Question

How do you find the distance between two parallel lines in 3-dimensional space?

Answer 1

In the above question, we are given two parallel lines in a 3-dimensional space. We have to find the distance between those two given lines. Recall the formula of cross product of two vectors. The cross product of two vectors is itself a vector and is given by the formula $\overrightarrow a \times \overrightarrow b = \left| a \right|\left| b \right|\sin \theta \widehat n$, where $\widehat n$ is the unit vector in the perpendicular direction of both vectors. This formula will be useful in finding the required distance, let see how.

Complete step by step answer:
Given that, two parallel lines that lie in a 3-dimensional space. Let the two parallel lines be ${l_1}$ and ${l_2}$. Let the equations of the two parallel lines be,
${l_1} \Rightarrow \overrightarrow r = \overrightarrow {{a_1}} + \lambda \overrightarrow b$
And
${l_2} \Rightarrow \overrightarrow r = \overrightarrow {{a_2}} + \mu \overrightarrow b$
Where $\overrightarrow {{a_1}}$ and $\overrightarrow {{a_2}}$ are points on ${l_1}$ and ${l_2}$ and $\overrightarrow b$ is the line parallel to both ${l_1}$ and ${l_2}$ .

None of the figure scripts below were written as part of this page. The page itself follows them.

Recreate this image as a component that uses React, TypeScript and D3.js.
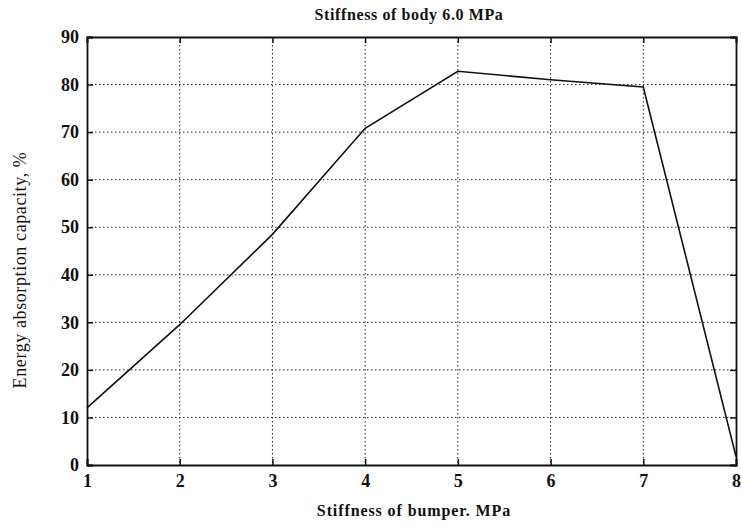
import React, { useRef, useEffect } from "react";
import * as d3 from "d3";

const bumperStiffness = [1, 2, 3, 4, 5, 6, 7, 8];
const energyAbsorption = [12, 29.5, 48.5, 70.8, 82.8, 81, 79.5, 1.8];
const xTicks = [1, 2, 3, 4, 5, 6, 7, 8];
const yTicks = [0, 10, 20, 30, 40, 50, 60, 70, 80, 90];

const App: React.FC = () => {
  const ref = useRef<SVGSVGElement>(null);

  useEffect(() => {
    const svg = d3.select(ref.current);
    svg.selectAll("*").remove();

    const width = 741,
      height = 526;
    const margin = { top: 37, right: 5, bottom: 61, left: 87 };
    const innerWidth = width - margin.left - margin.right;
    const innerHeight = height - margin.top - margin.bottom;

    const x = d3.scaleLinear().domain([1, 8]).range([0, innerWidth]);
    const y = d3.scaleLinear().domain([0, 90]).range([innerHeight, 0]);

    const g = svg
      .append("g")
      .attr("transform", `translate(${margin.left},${margin.top})`);

    // dotted grid
    g.selectAll(".vgrid")
      .data(xTicks.slice(1, -1))
      .enter()
      .append("line")
      .attr("x1", (d) => x(d))
      .attr("x2", (d) => x(d))
      .attr("y1", 0)
      .attr("y2", innerHeight)
      .attr("stroke", "#222")
      .attr("stroke-width", 1)
      .attr("stroke-dasharray", "1.5,2.5");
    g.selectAll(".hgrid")
      .data(yTicks.slice(1, -1))
      .enter()
      .append("line")
      .attr("x1", 0)
      .attr("x2", innerWidth)
      .attr("y1", (d) => y(d))
      .attr("y2", (d) => y(d))
      .attr("stroke", "#222")
      .attr("stroke-width", 1)
      .attr("stroke-dasharray", "1.5,2.5");

    // axes, ticks pointing inward
    const font = "'Liberation Serif', 'DejaVu Serif', serif";
    const xAxis = g
      .append("g")
      .attr("transform", `translate(0,${innerHeight})`)
      .call(d3.axisBottom(x).tickValues(xTicks).tickSize(-6).tickPadding(9).tickFormat(d3.format("d")));
    const yAxis = g
      .append("g")
      .call(d3.axisLeft(y).tickValues(yTicks).tickSize(-6).tickPadding(8).tickFormat(d3.format("d")));
    g.append("g")
      .attr("transform", `translate(${innerWidth},0)`)
      .call(d3.axisRight(y).tickValues(yTicks).tickSize(-6).tickFormat(() => ""));
    g.append("g").call(d3.axisTop(x).tickValues(xTicks).tickSize(-6).tickFormat(() => ""));

    g.selectAll(".domain").attr("stroke", "#111").attr("stroke-width", 1.8);
    g.selectAll(".tick line").attr("stroke", "#111").attr("stroke-width", 1.5);
    [xAxis, yAxis].forEach((a) =>
      a
        .selectAll("text")
        .attr("font-family", font)
        .attr("font-size", 18)
        .attr("font-weight", "bold")
        .attr("fill", "#111")
    );

    // data line
    const line = d3
      .line<number>()
      .x((d, i) => x(bumperStiffness[i]))
      .y((d) => y(d));
    g.append("path")
      .datum(energyAbsorption)
      .attr("d", line)
      .attr("fill", "none")
      .attr("stroke", "#111")
      .attr("stroke-width", 1.6);

    // labels
    svg
      .append("text")
      .attr("x", 409)
      .attr("y", 20)
      .attr("text-anchor", "middle")
      .attr("font-family", font)
      .attr("font-size", 16)
      .attr("font-weight", "bold")
      .attr("letter-spacing", 0.6)
      .attr("fill", "#111")
      .text("Stiffness of body 6.0 MPa");
    svg
      .append("text")
      .attr("x", 414)
      .attr("y", 516)
      .attr("text-anchor", "middle")
      .attr("font-family", font)
      .attr("font-size", 16)
      .attr("font-weight", "bold")
      .attr("letter-spacing", 0.9)
      .attr("fill", "#111")
      .text("Stiffness of bumper. MPa");
    svg
      .append("text")
      .attr("transform", `translate(26,270) rotate(-90)`)
      .attr("text-anchor", "middle")
      .attr("font-family", font)
      .attr("font-size", 18)
      .attr("letter-spacing", 0.6)
      .attr("fill", "#111")
      .text("Energy absorption capacity, %");
  }, []);

  return (
    <svg
      ref={ref}
      width={741}
      height={526}
      style={{ position: "absolute", left: 0, top: 0, background: "#fff" }}
    />
  );
};

export default App;
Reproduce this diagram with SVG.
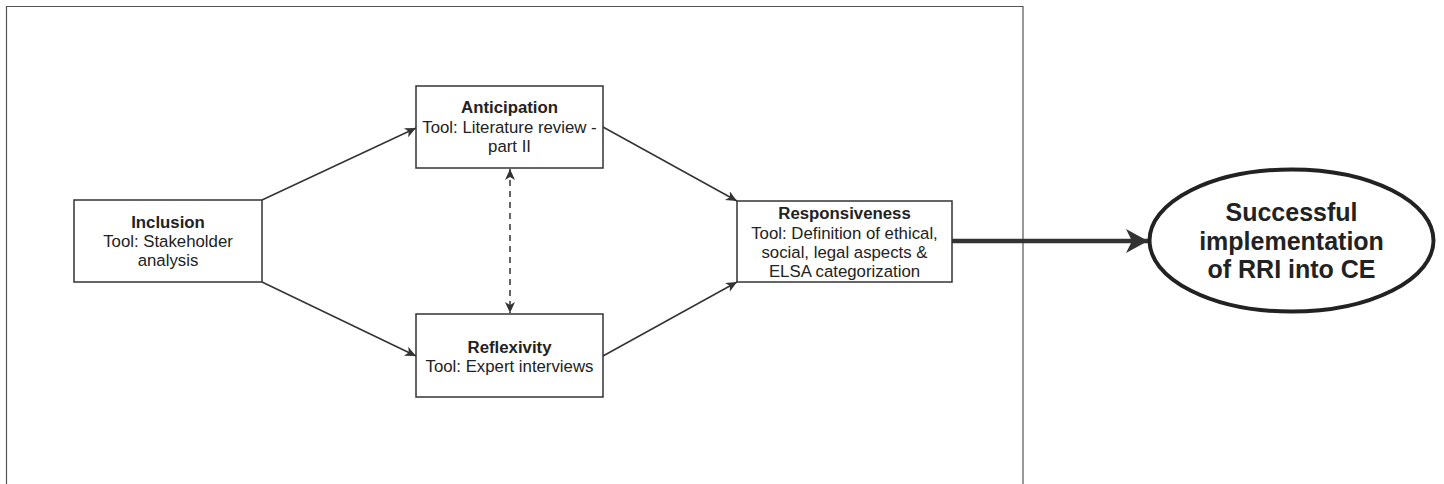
<svg xmlns="http://www.w3.org/2000/svg" width="1444" height="484" viewBox="0 0 1444 484">
  <style>
    .box { fill: #ffffff; stroke: #333333; stroke-width: 1.5; }
    .frame { fill: none; stroke: #555555; stroke-width: 1.2; }
    .edge { fill: none; stroke: #333333; stroke-width: 1.5; }
    .dash { stroke-dasharray: 6 5; }
    .thick { fill: none; stroke: #333333; stroke-width: 4.5; }
    text { font-family: "Liberation Sans", Arial, sans-serif; fill: #222222; text-anchor: middle; }
    .t { font-size: 16.8px; }
    .b { font-size: 16.8px; font-weight: bold; }
    .big { font-size: 25px; font-weight: bold; }
  </style>
  <defs>
    <marker id="arrow" markerUnits="userSpaceOnUse" markerWidth="14" markerHeight="12" refX="11" refY="5" orient="auto">
      <path d="M0,0 L11,5 L0,10 L3,5 Z" fill="#333333"/>
    </marker>
    <marker id="arrowStart" markerUnits="userSpaceOnUse" markerWidth="14" markerHeight="12" refX="0" refY="5" orient="auto">
      <path d="M11,0 L0,5 L11,10 L8,5 Z" fill="#333333"/>
    </marker>
    <marker id="arrowBig" markerUnits="userSpaceOnUse" markerWidth="26" markerHeight="26" refX="22" refY="12" orient="auto">
      <path d="M0,0 L22,12 L0,24 L6,12 Z" fill="#333333"/>
    </marker>
  </defs>

  <rect width="1444" height="484" fill="#ffffff"/>

  <!-- enclosing frame, open at the bottom -->
  <path class="frame" d="M6.5,490 L6.5,6.5 L1023,6.5 L1023,490"/>

  <g id="connectors">
    <line class="edge" x1="262" y1="200" x2="416" y2="128" marker-end="url(#arrow)"/>
    <line class="edge" x1="262" y1="282" x2="416" y2="356" marker-end="url(#arrow)"/>
    <line class="edge" x1="603" y1="127" x2="737" y2="201" marker-end="url(#arrow)"/>
    <line class="edge" x1="603" y1="356" x2="737" y2="282" marker-end="url(#arrow)"/>
    <line class="edge dash" x1="510" y1="169" x2="510" y2="313" marker-start="url(#arrowStart)" marker-end="url(#arrow)"/>
    <line class="thick" x1="952" y1="241" x2="1148" y2="241" marker-end="url(#arrowBig)"/>
  </g>

  <g id="inclusion">
    <rect class="box" x="74" y="200" width="188" height="82"/>
    <text class="b" x="168" y="228">Inclusion</text>
    <text class="t" x="168" y="247">Tool: Stakeholder</text>
    <text class="t" x="168" y="266">analysis</text>
  </g>

  <g id="anticipation">
    <rect class="box" x="416" y="86" width="187" height="82"/>
    <text class="b" x="509.5" y="113">Anticipation</text>
    <text class="t" x="509.5" y="133">Tool: Literature review -</text>
    <text class="t" x="509.5" y="152">part II</text>
  </g>

  <g id="reflexivity">
    <rect class="box" x="416" y="314" width="187" height="83"/>
    <text class="b" x="509.5" y="353">Reflexivity</text>
    <text class="t" x="509.5" y="372">Tool: Expert interviews</text>
  </g>

  <g id="responsiveness">
    <rect class="box" x="737" y="201" width="215" height="81"/>
    <text class="b" x="844.5" y="219">Responsiveness</text>
    <text class="t" x="844.5" y="239">Tool: Definition of ethical,</text>
    <text class="t" x="844.5" y="258">social, legal aspects &amp;</text>
    <text class="t" x="844.5" y="277">ELSA categorization</text>
  </g>

  <g id="outcome">
    <ellipse cx="1291.5" cy="240.5" rx="142" ry="71" fill="#ffffff" stroke="#222222" stroke-width="4"/>
    <text class="big" x="1291.5" y="221">Successful</text>
    <text class="big" x="1291.5" y="249.5">implementation</text>
    <text class="big" x="1291.5" y="278">of RRI into CE</text>
  </g>
</svg>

A diagram of both the lines is shown above where the distance between ${l_1}$ and ${l_2}$ is PT. Consider the vectors $\overrightarrow {ST}$ and $\overrightarrow b$ , their cross product can be written using the formula,
$\Rightarrow \overrightarrow a \times \overrightarrow b = \left| a \right|\left| b \right|\sin \theta \,\widehat n$
As,
$\Rightarrow \overrightarrow b \times \overrightarrow {ST} = \left| {\overrightarrow b } \right|\left| {\overrightarrow {ST} } \right|\sin \theta \cdot \widehat n$ ...(1)
Also the distance ST can be written as,
$\overrightarrow {ST} = \overrightarrow {{a_2}} - \overrightarrow {{a_1}}$ ...(2)

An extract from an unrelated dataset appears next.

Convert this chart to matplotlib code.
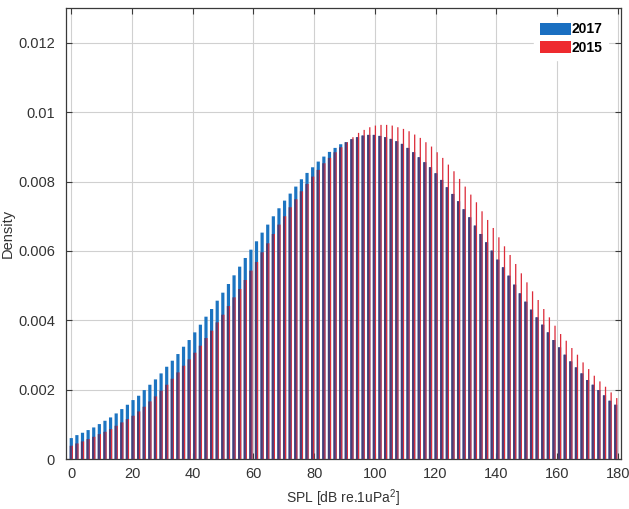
import numpy as np
import matplotlib
matplotlib.use("Agg")
import matplotlib.pyplot as plt
from matplotlib.patches import Patch

plt.rcParams['font.family'] = ['Liberation Sans', 'DejaVu Sans']
plt.rcParams['mathtext.fontset'] = 'custom'
plt.rcParams['mathtext.rm'] = 'Liberation Sans'
plt.rcParams['mathtext.it'] = 'Liberation Sans:italic'

# Bin centres (SPL, dB) - 98 bins between 0 and ~179.3
n_bins = 98
spl_start, spl_end = 0.0, 179.3

density_2017 = [
    0.000606, 0.000692, 0.000760, 0.000837, 0.000913, 0.001010, 0.001106, 0.001202,
    0.001317, 0.001442, 0.001567, 0.001702, 0.001827, 0.001990, 0.002144, 0.002298,
    0.002471, 0.002663, 0.002837, 0.003029, 0.003240, 0.003433, 0.003654, 0.003875,
    0.004106, 0.004327, 0.004567, 0.004798, 0.005048, 0.005298, 0.005548, 0.005798,
    0.006038, 0.006279, 0.006529, 0.006760, 0.007000, 0.007231, 0.007452, 0.007654,
    0.007856, 0.008067, 0.008250, 0.008413, 0.008577, 0.008721, 0.008856, 0.008971,
    0.009077, 0.009135, 0.009221, 0.009279, 0.009327, 0.009346, 0.009346, 0.009317,
    0.009279, 0.009231, 0.009163, 0.009087, 0.008971, 0.008846, 0.008702, 0.008558,
    0.008413, 0.008240, 0.008048, 0.007837, 0.007644, 0.007433, 0.007202, 0.006971,
    0.006731, 0.006490, 0.006250, 0.006010, 0.005750, 0.005529, 0.005288, 0.005029,
    0.004779, 0.004538, 0.004308, 0.004087, 0.003875, 0.003654, 0.003433, 0.003221,
    0.003010, 0.002817, 0.002644, 0.002471, 0.002279, 0.002144, 0.001990, 0.001837,
    0.001683, 0.001567,
]

density_2015 = [
    0.000385, 0.000452, 0.000510, 0.000577, 0.000644, 0.000721, 0.000788, 0.000865,
    0.000962, 0.001058, 0.001154, 0.001250, 0.001375, 0.001510, 0.001663, 0.001808,
    0.001971, 0.002144, 0.002317, 0.002500, 0.002692, 0.002875, 0.003067, 0.003269,
    0.003490, 0.003702, 0.003942, 0.004163, 0.004413, 0.004663, 0.004904, 0.005163,
    0.005433, 0.005683, 0.005962, 0.006221, 0.006490, 0.006760, 0.007000, 0.007260,
    0.007490, 0.007721, 0.007933, 0.008144, 0.008337, 0.008529, 0.008683, 0.008846,
    0.008990, 0.009135, 0.009279, 0.009404, 0.009490, 0.009567, 0.009615, 0.009635,
    0.009635, 0.009615, 0.009567, 0.009519, 0.009452, 0.009356, 0.009260, 0.009135,
    0.009010, 0.008846, 0.008683, 0.008490, 0.008298, 0.008077, 0.007856, 0.007625,
    0.007404, 0.007144, 0.006894, 0.006663, 0.006394, 0.006135, 0.005885, 0.005625,
    0.005356, 0.005096, 0.004837, 0.004587, 0.004327, 0.004087, 0.003846, 0.003606,
    0.003413, 0.003202, 0.003010, 0.002788, 0.002596, 0.002404, 0.002240, 0.002087,
    0.001923, 0.001760,
]

series_labels = ['2017', '2015']
x_ticks = [0, 20, 40, 60, 80, 100, 120, 140, 160, 180]
y_ticks = [0, 0.002, 0.004, 0.006, 0.008, 0.010, 0.012]
y_tick_labels = ['0', '0.002', '0.004', '0.006', '0.008', '0.01', '0.012']

centers = np.linspace(spl_start, spl_end, n_bins)
b = np.array(density_2017)
r = np.array(density_2015)
overlap = np.minimum(b, r)

BLUE = '#1c74c1'
RED = '#dc2c3a'
PURPLE = '#4a3b74'

fig = plt.figure(figsize=(6.29, 5.09), dpi=100)
ax = fig.add_axes([0.105, 0.098, 0.882, 0.886])

ax.bar(centers - 0.5, b, width=1.05, align='edge', color=BLUE, linewidth=0,
       zorder=2, snap=False)
ax.bar(centers + 0.15, r, width=0.42, align='edge', color=RED, linewidth=0,
       zorder=3, snap=False)
ax.bar(centers - 0.5, overlap, width=0.65, align='edge', color=PURPLE, linewidth=0,
       zorder=4, snap=False)

ax.set_xlim(-1.7, 181)
ax.set_ylim(0, 0.013)
ax.set_xticks(x_ticks)
ax.set_yticks(y_ticks)
ax.set_yticklabels(y_tick_labels)

ax.grid(True, color='#d0d0d0', linewidth=0.8, zorder=0)
ax.set_axisbelow(True)

for s in ax.spines.values():
    s.set_color('#3a3a3a')
    s.set_linewidth(0.9)
ax.tick_params(direction='in', length=4, width=0.8, colors='#3a3a3a',
               labelcolor='#333333', labelsize=10.5, top=True, right=True)
ax.tick_params(axis='y', pad=8)
ax.tick_params(axis='x', pad=6)

ax.set_xlabel('SPL [dB re.1uPa$^2$]', fontsize=10, color='#333333', labelpad=4)
ax.set_ylabel('Density', fontsize=10.5, color='#333333')
ax.yaxis.set_label_coords(-0.093, 0.5)

handles = [Patch(facecolor='#1a6fc1', edgecolor='none'),
           Patch(facecolor='#ee2a2f', edgecolor='none')]
leg = ax.legend(handles, series_labels, loc='upper right',
                bbox_to_anchor=(0.985, 0.99), frameon=True, fancybox=False,
                edgecolor='white', facecolor='white', framealpha=1.0,
                prop={'weight': 'bold', 'size': 10},
                handlelength=2.2, handleheight=0.95, labelspacing=0.3,
                handletextpad=0.1, borderpad=0.4, borderaxespad=0.3)
leg.set_zorder(10)

fig.savefig('out.png', dpi=100)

Now from the diagram, we have
$\Rightarrow \sin \theta = \left| {\dfrac{{PT}}{{ST}}} \right|$
That gives,
$\Rightarrow \left| {ST} \right|\sin \theta = \left| {PT} \right|$
Multiplying both sides by $\left| {\overrightarrow b } \right| \cdot \widehat n$ , we get
$\Rightarrow \left| {\overrightarrow b } \right|\left| {ST} \right|\sin \theta \cdot \widehat n = \left| {\overrightarrow b } \right| \cdot \left| {PT} \right| \cdot \widehat n$
Now, using the equation ...(1) we can write the above equation as
$\Rightarrow \overrightarrow b \times \overrightarrow {ST} = \left| {\overrightarrow b } \right|\left| {PT} \right| \cdot \widehat n$
Taking modulus of both sides,
$\Rightarrow \left| {\overrightarrow b \times \overrightarrow {ST} } \right| = \left| {\overrightarrow b } \right|\left| {PT} \right| \cdot \left| {\widehat n} \right|$

Since $\left| {\widehat n} \right| = 1$ that gives,
$\Rightarrow \left| {\overrightarrow b \times \overrightarrow {ST} } \right| = \left| {\overrightarrow b } \right|\left| {PT} \right|$
Again, putting $\overrightarrow {ST} = \overrightarrow {{a_2}} - \overrightarrow {{a_1}}$ we get
$\Rightarrow \left| {\overrightarrow b \times \left( {\overrightarrow {{a_2}} - \overrightarrow {{a_1}} } \right)} \right| = \left| {\overrightarrow b } \right|\left| {PT} \right|$
$\therefore \left| {PT} \right| = \dfrac{{\left| {\overrightarrow b \times \left( {\overrightarrow {{a_2}} - \overrightarrow {{a_1}} } \right)} \right|}}{{\left| {\overrightarrow b } \right|}}$
That is the required distance between the two parallel lines ${l_1}$ and ${l_2}$.

Therefore, the distance between two parallel lines in a 3-dimensional space is given by $\dfrac{{\left| {\overrightarrow b \times \left( {\overrightarrow {{a_2}} - \overrightarrow {{a_1}} } \right)} \right|}}{{\left| {\overrightarrow b } \right|}}$.

Note: In three-dimensional geometry, skew lines are two lines that do not intersect and also are not parallel. As a result they do not lie in the same plane. A simple example of a pair of skew lines is the pair of lines through opposite edges of a regular tetrahedron. While intersecting lines and parallel lines lie in the same plane i.e. are coplanar.